Regardless of the type of polymerization, the properties of the resulting polymer depend on factors like chain length, branching, and cross-linking. Cross-linked polymers, for example, have strong chemical bonds connecting different polymer chains, making them tough and heat-resistant. Elastomers, like rubber, have weak cross-links that allow the material to stretch and return to its original shape.

Catalysts and reaction conditions also play a role in polymerization. For example, some reactions require high temperatures or pressure, while others need specific chemicals to control the rate of reaction. Understanding these factors allows scientists to design polymers with specific properties, such as heat resistance, flexibility, or chemical resistance.

Polymers are everywhere. From biodegradable plastics that reduce pollution to 3D printing filaments that allow for custom manufacturing, polymers have transformed modern life. Thermoplastics, like polyethylene and polypropylene, can be melted and reshaped, while thermosetting polymers, like epoxy, harden permanently once they are set.

By understanding how polymers are made through addition and condensation polymerization, scientists and engineers can create new materials with unique properties. The next time you use a water bottle, wear a nylon jacket, or handle a plastic container, remember that behind it all is the chemistry of polymerization—one of the most important processes in modern industry.

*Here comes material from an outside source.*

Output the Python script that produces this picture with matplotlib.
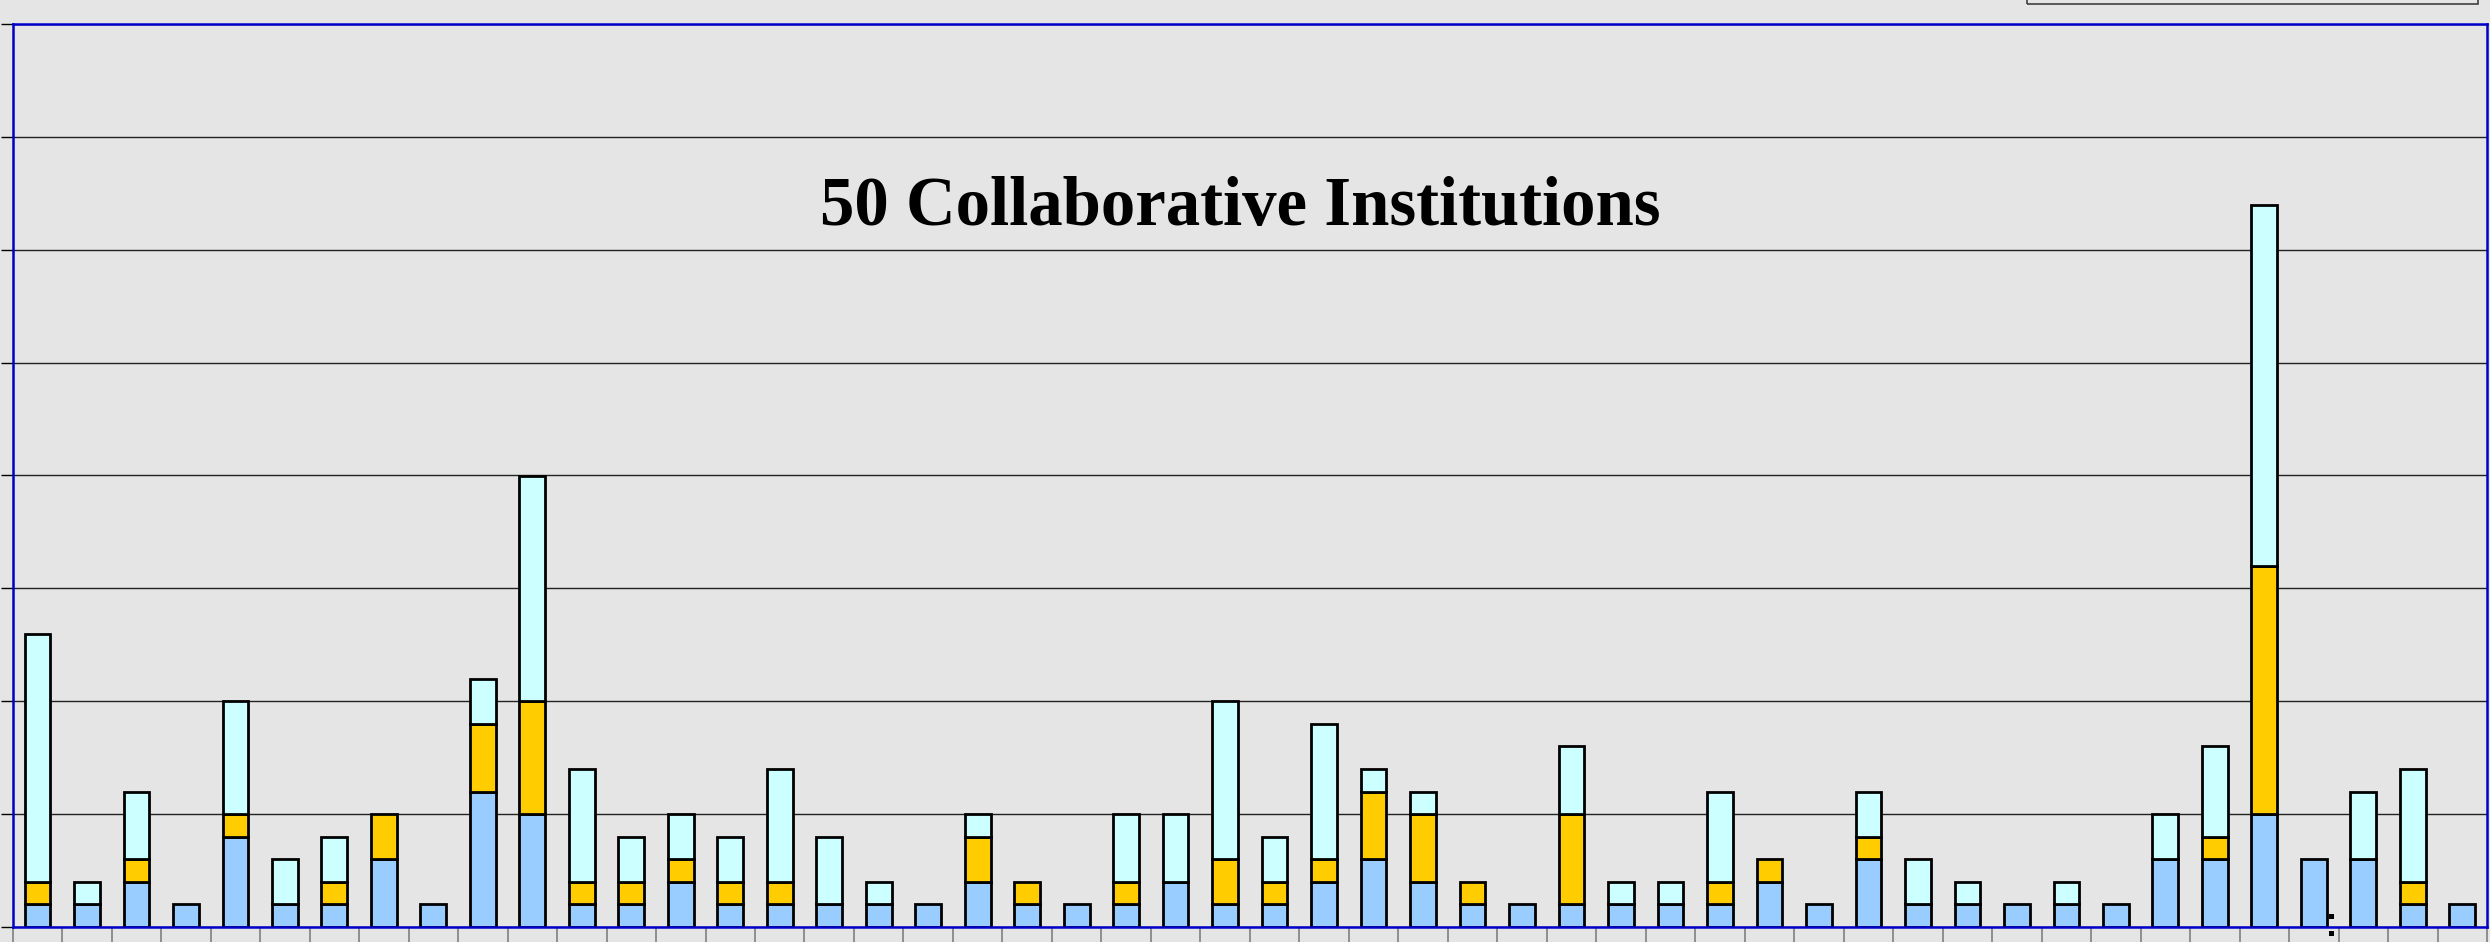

1. What is the main idea of the passage?





2. What is the role of a free radical in addition polymerization?





3. Which product is made using condensation polymerization?





4. What small molecule is often released during condensation polymerization?





5. Why is high-density polyethylene (HDPE) harder than low-density polyethylene (LDPE)?





6. How can cross-linking affect the properties of a polymer?





7. What is one difference between addition and condensation polymerization?





8. What does the word 'monomer' most likely mean in the passage?





9. How does the author organize the passage?